Throughout the run-up to the IPO, Ms Brink had been irritated by questions about her personal stake in the company. As a household name in The Netherlands, her affairs have always been of considerable interest to the local newspapers.

Ahead of the IPO, no one was that concerned to press her to be more forthcoming: internet stocks were still riding high, and interest in World Online was buoyant among investors. World Online's launch press conference was held in Amsterdam on 1 March, but the journalists were hindered by the fact that the prospectus had not yet been published.

During questions about her stake, Ms Brink did not give a figure for her holding. She said: "I didn't sell any shares at this [IPO] time. As you know I'm not happy to divulge this information." As part of the IPO, some of the shares were being sold by existing shareholders (the Swiss-based Sandoz family, Reggeborgh Participaties, and NS Telecom), but it was confirmed that board members and major shareholders would not sell further shares for 180 days after the IPO - the six-month lock-in.

It was not until Friday 3 March that the initial prospectus finally came out. Careful reading disclosed the following: On 27 December 1999, Ms Brink had "transferred" 14.89m World Online shares (6.35 per cent of the company) to three parties. One-third of these shares went to existing shareholders who were covered by the six-month lock-in. But two-thirds (10.03m shares) went to Baystar Capital, a US private equity house. The prospectus at this stage said that, provided certain conditions were met, Ms Brink was "entitled to share the profits made by Baystar on any subsequent resales of the shares.

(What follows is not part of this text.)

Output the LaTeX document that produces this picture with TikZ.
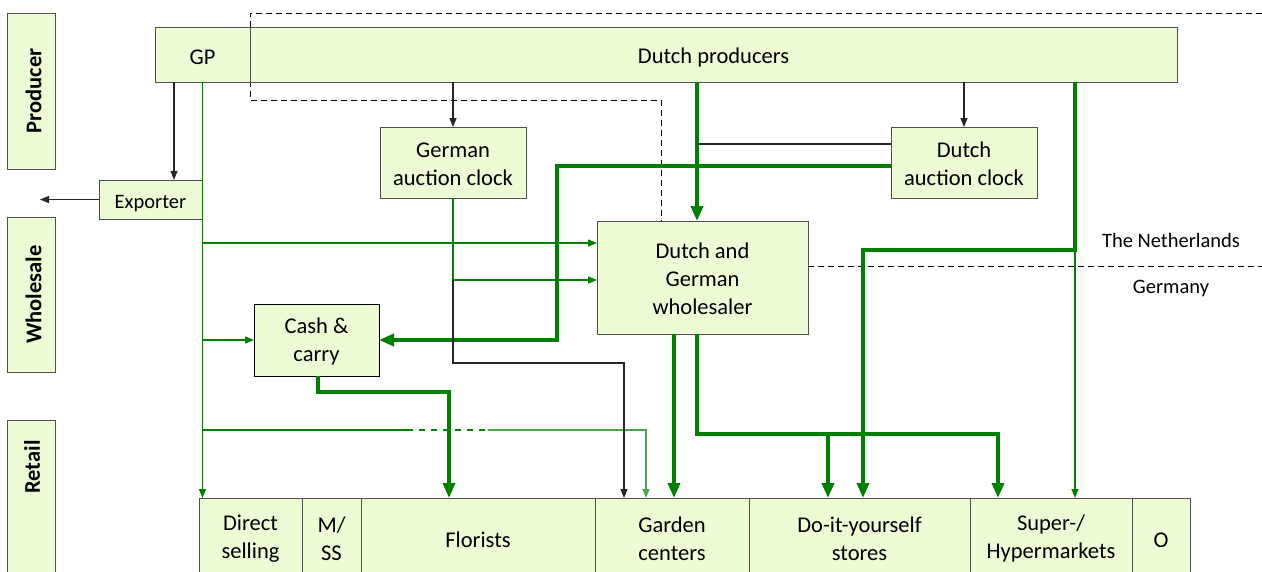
\documentclass[tikz,border=0pt]{standalone}
\usepackage{fontspec}
\setmainfont{Carlito}
\usetikzlibrary{arrows.meta,calc}
\definecolor{boxfill}{RGB}{238,252,214}
\definecolor{boxline}{RGB}{80,80,80}
\definecolor{flow}{RGB}{0,128,0}
\definecolor{flowlight}{RGB}{80,165,80}
\newcommand{\toplift}{\rule{0pt}{18.5pt}}
\begin{document}
\begin{tikzpicture}[x=1pt,y=-1pt,
  box/.style={draw=boxline,fill=boxfill,line width=1pt,inner sep=0pt,outer sep=0pt,align=center,font=\fontsize{22.5}{28}\selectfont,
    execute at begin node={\rule{0pt}{21pt}}},
  sidebox/.style={box,rotate=90,font=\fontsize{22.5}{28}\selectfont\bfseries},
  sidetext/.style={inner sep=0pt,rotate=90,font=\fontsize{22.5}{28}\selectfont\bfseries},
  smalltext/.style={inner sep=0pt,font=\fontsize{20.5}{24}\selectfont},
  thinflow/.style={draw=flow,line width=1.2pt},
  thinarrow/.style={thinflow,-{Triangle[length=9pt,width=7pt]}},
  lightarrow/.style={draw=flowlight,line width=1.4pt,-{Triangle[length=9pt,width=7pt]}},
  thickflow/.style={draw=flow,line width=3.5pt},
  thickarrow/.style={thickflow,-{Triangle[length=15pt,width=12pt]}},
  blkline/.style={draw=black!85,line width=1.2pt},
  blkarrow/.style={blkline,-{Triangle[length=9pt,width=7pt]}},
  dashline/.style={draw=black,line width=1pt,dash pattern=on 6pt off 4pt}
]
\useasboundingbox (0,0) rectangle (1262,571);
\clip (0,0) rectangle (1262,571);

% helper coordinates
\coordinate (ytop) at (0,13);
\coordinate (y100) at (0,100);
\coordinate (y144) at (0,144);
\coordinate (y166) at (0,166);
\coordinate (y243) at (0,243);
\coordinate (y250) at (0,250);
\coordinate (y266) at (0,266);
\coordinate (y280) at (0,280);
\coordinate (y363) at (0,363);
\coordinate (y392) at (0,392);
\coordinate (y430) at (0,430);
\coordinate (y434) at (0,434);
\coordinate (xA) at (174,0);
\coordinate (x318) at (318,0);
\coordinate (x449) at (449,0);
\coordinate (x557) at (557,0);
\coordinate (x624) at (624,0);
\coordinate (x646) at (646,0);
\coordinate (x661) at (661,0);
\coordinate (x674) at (674,0);
\coordinate (xW) at (697,0);
\coordinate (x828) at (828,0);
\coordinate (x863) at (863,0);
\coordinate (x998) at (998,0);
\coordinate (x1075) at (1075,0);
\coordinate (xR) at (1262,0);
\coordinate (expout) at (40,199.5);
\coordinate (d1) at (407,430);
\coordinate (d2) at (488,430);

% side labels
\node[sidebox,minimum width=156pt,minimum height=48pt] (prod) at (31,91) {Producer};
\node[sidebox,minimum width=155pt,minimum height=48pt] (whol) at (31,294.5) {Wholesale};
\node[sidebox,minimum width=180pt,minimum height=48pt] (ret) at (31,510) {};
\node[sidetext] (rettext) at (32,467) {Retail};

% dashed borders
\draw[dashline] (xR |- ytop) -- (250,13) -- (250,100) -- (x661 |- y100) -- (661,221);

% boxes
\node[box,minimum width=95pt,minimum height=55pt] (GP) at (202.5,54.5) {GP};
\node[box,minimum width=927pt,minimum height=55pt] (DP) at (713.5,54.5) {Dutch producers};
\node[box,minimum width=103pt,minimum height=39pt,font=\fontsize{20.5}{24}\selectfont] (EXP) at (150.5,199.5) {Exporter};
\node[box,minimum width=146pt,minimum height=71pt] (GAC) at (453,162.5) {\toplift German\\auction clock};
\node[box,minimum width=146pt,minimum height=71pt] (DAC) at (964,162.5) {\toplift Dutch\\auction clock};
\node[box,minimum width=211pt,minimum height=113pt] (WS) at (702.5,277.5) {\toplift Dutch and\\German\\wholesaler};
\node[box,draw=black,minimum width=125pt,minimum height=72pt] (CC) at (316.5,340) {\toplift Cash \&\\carry};

\node[box,minimum width=103pt,minimum height=79pt] (DS) at (250.5,537.5) {\toplift Direct\\selling};
\node[box,minimum width=59pt,minimum height=79pt] (MSS) at (331.5,537.5) {\toplift M/\\SS};
\node[box,minimum width=234pt,minimum height=79pt] (FL) at (478,537.5) {Florists};
\node[box,minimum width=154pt,minimum height=79pt] (GC) at (672,537.5) {\toplift Garden\\centers};
\node[box,minimum width=221pt,minimum height=79pt] (DIY) at (859.5,537.5) {\toplift Do-it-yourself\\stores};
\node[box,minimum width=162pt,minimum height=79pt] (SH) at (1051,537.5) {\toplift Super-/\\Hypermarkets};
\node[box,minimum width=58pt,minimum height=79pt] (O) at (1161,537.5) {O};

% country labels and border
\draw[dashline] (WS.east |- y266) -- (xR |- y266);
\node[smalltext] (NL) at (1171,240) {The Netherlands};
\node[smalltext] (DE) at (1171,288) {Germany};

% GP and exporter
\draw[blkarrow] (GP.south -| xA) -- (EXP.north -| xA);
\draw[blkarrow] (EXP.west) -- (expout);
\draw[thinarrow] (GP.south) -- (GP.south |- DS.north);
\draw[thinarrow] (GP.south |- y243) -- (WS.west |- y243);
\draw[thinarrow] (GP.south |- CC.west) -- (CC.west);
\draw[thinflow] (GP.south |- y430) -- (d1);
\draw[thinflow,dash pattern=on 6pt off 6pt] (d1) -- (d2);
\draw[lightarrow] (d2) -| (x646 |- GC.north);

% producers to auction clocks and wholesaler
\draw[blkarrow] (DP.south -| GAC.north) -- (GAC.north);
\draw[blkarrow] (DP.south -| DAC.north) -- (DAC.north);
\draw[thickarrow] (DP.south -| xW) -- (WS.north -| xW);
\draw[blkline] (DAC.west |- y144) -- (xW |- y144);
\draw[thickarrow] (DAC.west |- y166) -| (x557 |- CC.east) -- (CC.east);
\draw[thinarrow] (DP.south -| x1075) -- (SH.north -| x1075);
\draw[thickarrow] (DP.south -| x1075) -- (x1075 |- y250) -| (x863 |- DIY.north);

% German auction clock
\draw[thinflow] (GAC.south) -- (GAC.south |- y280);
\draw[thinarrow] (GAC.south |- y280) -- (WS.west |- y280);
\draw[blkarrow] (GAC.south |- y280) -- (GAC.south |- y363) -| (x624 |- GC.north);

% cash & carry and wholesaler to retail
\draw[thickarrow] (CC.south -| x318) -- (x318 |- y392) -| (x449 |- FL.north);
\draw[thickarrow] (WS.south -| x674) -- (x674 |- GC.north);
\draw[thickarrow] (WS.south -| xW) -- (xW |- y434) -| (x998 |- SH.north);
\draw[thickarrow] (x828 |- y434) -- (x828 |- DIY.north);
\end{tikzpicture}
\end{document}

Baystar has not agreed to the lock-up restrictions to which certain other shareholders have agreed". A later edition of the prospectus added that "such share of the profits will be paid ... in cash and, to the extent the price per share sold exceeds the offering price of 43 euros, in shares of World Online". Those shares would be covered by the lock-in.

The prospectus showed that Ms Brink 's stake had fallen from 9.48 per cent before the 27 December sale, to 3.13 per cent just before the IPO (which was then diluted to 2.61 per cent in the share offering), as reported in The Independent on 8 March.

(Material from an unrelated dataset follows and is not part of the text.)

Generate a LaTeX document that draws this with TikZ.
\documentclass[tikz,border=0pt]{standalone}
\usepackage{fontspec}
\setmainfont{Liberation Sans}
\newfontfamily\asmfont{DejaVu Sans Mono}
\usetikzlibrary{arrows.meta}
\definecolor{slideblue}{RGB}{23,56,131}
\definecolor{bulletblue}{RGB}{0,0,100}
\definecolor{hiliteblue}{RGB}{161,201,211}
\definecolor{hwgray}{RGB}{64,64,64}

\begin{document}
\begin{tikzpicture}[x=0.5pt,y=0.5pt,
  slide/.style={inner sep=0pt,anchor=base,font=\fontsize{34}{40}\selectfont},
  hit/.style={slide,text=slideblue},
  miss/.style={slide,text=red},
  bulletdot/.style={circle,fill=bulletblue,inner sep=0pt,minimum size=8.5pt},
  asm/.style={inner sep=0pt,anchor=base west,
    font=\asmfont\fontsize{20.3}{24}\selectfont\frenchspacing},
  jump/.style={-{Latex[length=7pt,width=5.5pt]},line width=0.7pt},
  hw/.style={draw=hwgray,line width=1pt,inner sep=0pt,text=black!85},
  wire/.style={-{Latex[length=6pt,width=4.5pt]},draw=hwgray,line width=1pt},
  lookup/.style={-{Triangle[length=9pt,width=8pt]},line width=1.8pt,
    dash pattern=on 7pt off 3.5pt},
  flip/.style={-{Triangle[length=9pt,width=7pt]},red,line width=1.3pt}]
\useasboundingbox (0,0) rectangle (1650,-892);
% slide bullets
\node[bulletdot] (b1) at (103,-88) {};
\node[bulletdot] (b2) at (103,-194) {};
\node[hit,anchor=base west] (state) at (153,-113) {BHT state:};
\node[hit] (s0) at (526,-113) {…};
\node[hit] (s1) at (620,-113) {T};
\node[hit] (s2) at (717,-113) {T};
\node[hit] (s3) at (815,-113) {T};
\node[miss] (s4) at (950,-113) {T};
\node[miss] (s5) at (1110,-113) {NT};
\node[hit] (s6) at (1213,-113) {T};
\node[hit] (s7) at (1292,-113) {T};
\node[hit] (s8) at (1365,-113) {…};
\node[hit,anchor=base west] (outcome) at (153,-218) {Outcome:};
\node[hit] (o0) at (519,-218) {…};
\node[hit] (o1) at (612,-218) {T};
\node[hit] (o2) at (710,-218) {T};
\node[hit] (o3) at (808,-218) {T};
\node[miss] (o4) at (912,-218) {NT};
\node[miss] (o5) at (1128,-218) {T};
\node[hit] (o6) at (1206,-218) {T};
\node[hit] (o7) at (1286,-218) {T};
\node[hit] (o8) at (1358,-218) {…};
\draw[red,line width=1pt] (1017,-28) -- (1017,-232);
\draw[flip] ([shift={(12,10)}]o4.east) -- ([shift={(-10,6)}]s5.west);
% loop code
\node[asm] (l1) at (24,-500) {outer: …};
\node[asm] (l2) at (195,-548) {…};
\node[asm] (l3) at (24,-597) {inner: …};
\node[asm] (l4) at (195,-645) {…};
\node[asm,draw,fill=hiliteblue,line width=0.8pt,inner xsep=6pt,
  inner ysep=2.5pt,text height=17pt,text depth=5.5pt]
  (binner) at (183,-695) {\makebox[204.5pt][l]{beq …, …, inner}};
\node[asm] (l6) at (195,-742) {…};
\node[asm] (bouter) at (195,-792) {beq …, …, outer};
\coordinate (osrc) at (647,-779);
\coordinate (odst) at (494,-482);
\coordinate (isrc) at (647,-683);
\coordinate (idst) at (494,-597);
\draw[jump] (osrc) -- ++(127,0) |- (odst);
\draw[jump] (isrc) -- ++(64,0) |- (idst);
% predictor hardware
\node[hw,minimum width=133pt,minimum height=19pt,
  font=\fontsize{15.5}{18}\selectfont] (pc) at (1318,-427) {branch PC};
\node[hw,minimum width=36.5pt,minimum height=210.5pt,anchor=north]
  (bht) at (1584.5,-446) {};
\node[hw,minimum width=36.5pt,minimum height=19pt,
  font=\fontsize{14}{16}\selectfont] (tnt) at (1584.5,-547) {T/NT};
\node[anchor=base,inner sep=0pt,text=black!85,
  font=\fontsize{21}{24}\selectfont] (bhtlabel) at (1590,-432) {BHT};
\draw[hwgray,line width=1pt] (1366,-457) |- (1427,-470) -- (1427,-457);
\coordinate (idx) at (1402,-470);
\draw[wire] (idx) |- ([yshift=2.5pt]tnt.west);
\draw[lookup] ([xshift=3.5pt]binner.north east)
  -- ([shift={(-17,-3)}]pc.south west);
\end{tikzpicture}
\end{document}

Still, no one was unduly concerned. As the road show got under way, investor interest was strong. In the event, the offer was 21-times subscribed, and the shares were as high as 135 euros in the grey market. The company felt confident enough to pitch the price at the very top of the forecast range - at 43 euros. With the benefit of hindsight, the company and its financial advisors were over-confident. Tech shares had already started their slide in the United States and Europe, and unlike other internet IPOs which tended to offer 10 per cent of the company, World Online was offloading more than 20 per cent of the company.

On 17 March the shares started trading at a 17 per cent premium to the offer, but the price soon started sliding, ending the day barely above the offer price. Amid a general rout in internet stocks, the collapse continued.

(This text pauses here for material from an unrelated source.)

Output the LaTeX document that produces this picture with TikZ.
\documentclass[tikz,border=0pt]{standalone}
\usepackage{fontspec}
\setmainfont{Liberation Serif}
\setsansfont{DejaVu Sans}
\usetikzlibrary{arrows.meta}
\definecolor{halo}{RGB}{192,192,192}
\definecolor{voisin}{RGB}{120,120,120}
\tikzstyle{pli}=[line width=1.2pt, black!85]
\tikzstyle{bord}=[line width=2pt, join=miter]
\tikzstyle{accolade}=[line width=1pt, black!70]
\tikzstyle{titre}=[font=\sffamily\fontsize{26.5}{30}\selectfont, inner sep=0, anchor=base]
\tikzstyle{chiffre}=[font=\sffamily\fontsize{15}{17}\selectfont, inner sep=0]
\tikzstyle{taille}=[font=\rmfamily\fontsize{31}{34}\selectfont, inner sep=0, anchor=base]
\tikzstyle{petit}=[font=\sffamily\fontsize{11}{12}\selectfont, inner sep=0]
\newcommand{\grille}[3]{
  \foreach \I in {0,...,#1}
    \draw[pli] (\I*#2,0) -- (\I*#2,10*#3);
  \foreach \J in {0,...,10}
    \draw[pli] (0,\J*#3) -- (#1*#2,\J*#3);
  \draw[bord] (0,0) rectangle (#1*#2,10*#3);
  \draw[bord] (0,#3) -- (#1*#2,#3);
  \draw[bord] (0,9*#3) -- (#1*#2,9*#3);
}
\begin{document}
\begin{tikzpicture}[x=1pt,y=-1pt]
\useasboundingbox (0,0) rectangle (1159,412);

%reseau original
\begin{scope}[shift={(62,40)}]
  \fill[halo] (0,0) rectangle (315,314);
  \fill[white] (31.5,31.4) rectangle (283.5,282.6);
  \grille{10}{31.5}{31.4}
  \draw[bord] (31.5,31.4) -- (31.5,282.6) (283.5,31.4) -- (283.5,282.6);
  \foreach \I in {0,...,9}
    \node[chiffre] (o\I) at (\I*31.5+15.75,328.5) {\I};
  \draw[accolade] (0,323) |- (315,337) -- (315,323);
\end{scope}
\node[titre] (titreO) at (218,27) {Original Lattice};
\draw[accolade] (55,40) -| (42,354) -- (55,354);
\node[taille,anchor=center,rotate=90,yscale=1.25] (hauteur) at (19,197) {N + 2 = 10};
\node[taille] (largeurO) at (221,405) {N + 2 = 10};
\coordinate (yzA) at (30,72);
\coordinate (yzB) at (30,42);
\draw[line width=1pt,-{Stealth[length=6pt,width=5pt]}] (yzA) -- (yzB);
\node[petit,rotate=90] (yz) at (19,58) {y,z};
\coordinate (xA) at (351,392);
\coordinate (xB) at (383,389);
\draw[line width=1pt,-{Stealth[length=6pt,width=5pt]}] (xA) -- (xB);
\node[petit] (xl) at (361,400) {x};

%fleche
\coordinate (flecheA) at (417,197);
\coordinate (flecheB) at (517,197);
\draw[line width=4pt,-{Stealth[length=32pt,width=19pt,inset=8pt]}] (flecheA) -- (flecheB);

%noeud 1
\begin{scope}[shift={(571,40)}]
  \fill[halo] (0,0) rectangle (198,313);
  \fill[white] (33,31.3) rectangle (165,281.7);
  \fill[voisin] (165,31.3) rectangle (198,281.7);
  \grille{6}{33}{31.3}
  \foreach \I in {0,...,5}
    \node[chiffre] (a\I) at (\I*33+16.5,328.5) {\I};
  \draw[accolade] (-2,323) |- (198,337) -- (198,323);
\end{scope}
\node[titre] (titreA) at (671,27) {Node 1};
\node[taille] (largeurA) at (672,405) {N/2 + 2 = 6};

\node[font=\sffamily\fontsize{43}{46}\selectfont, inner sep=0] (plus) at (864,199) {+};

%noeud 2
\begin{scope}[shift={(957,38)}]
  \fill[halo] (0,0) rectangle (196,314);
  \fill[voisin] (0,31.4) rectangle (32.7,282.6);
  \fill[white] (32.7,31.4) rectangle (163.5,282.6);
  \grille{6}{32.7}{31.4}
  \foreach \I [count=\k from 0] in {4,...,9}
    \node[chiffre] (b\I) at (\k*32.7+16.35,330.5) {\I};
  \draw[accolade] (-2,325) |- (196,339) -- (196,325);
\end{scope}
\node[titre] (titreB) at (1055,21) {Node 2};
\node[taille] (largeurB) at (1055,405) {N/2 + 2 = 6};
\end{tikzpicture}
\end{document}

This slide was worsened because some investors only belatedly woke up to the 27 December share sale. When it then emerged that Baystar had actually sold around 1.2m shares on the first day of trading, the implication appeared to be that Ms Brink could have been due a share in any profits from that sale.

Damage limitation measures were quickly taken. On Thursday last week, Nina Brink put out a statement strongly denying that her arrangements with Baystar represented an attempt to avoid the lock-in.

"Nothing could be further from the truth. I wish to make it clear that I had no prior knowledge of Baystar's plans to sell any shares in World Online and that had I known of their intentions I would have done my best to stop them.

"Furthermore, I wish it to be known that I have not received and will not receive any proceeds at all from the shares that Baystar have sold so far." It was not explained why not. Baystar has subsequently signed on to the 180-day lock-in.

Ms Brink's press spokeswoman in The Netherlands yesterday said that the company planned a statement which would clarify any remaining questions relating to the chairwoman's shares. Answers which would be interesting include: why, in the first place, did Ms Brink sell two-thirds of her holding to Baystar in December; and what is the precise profit-sharing arrangement with Baystar?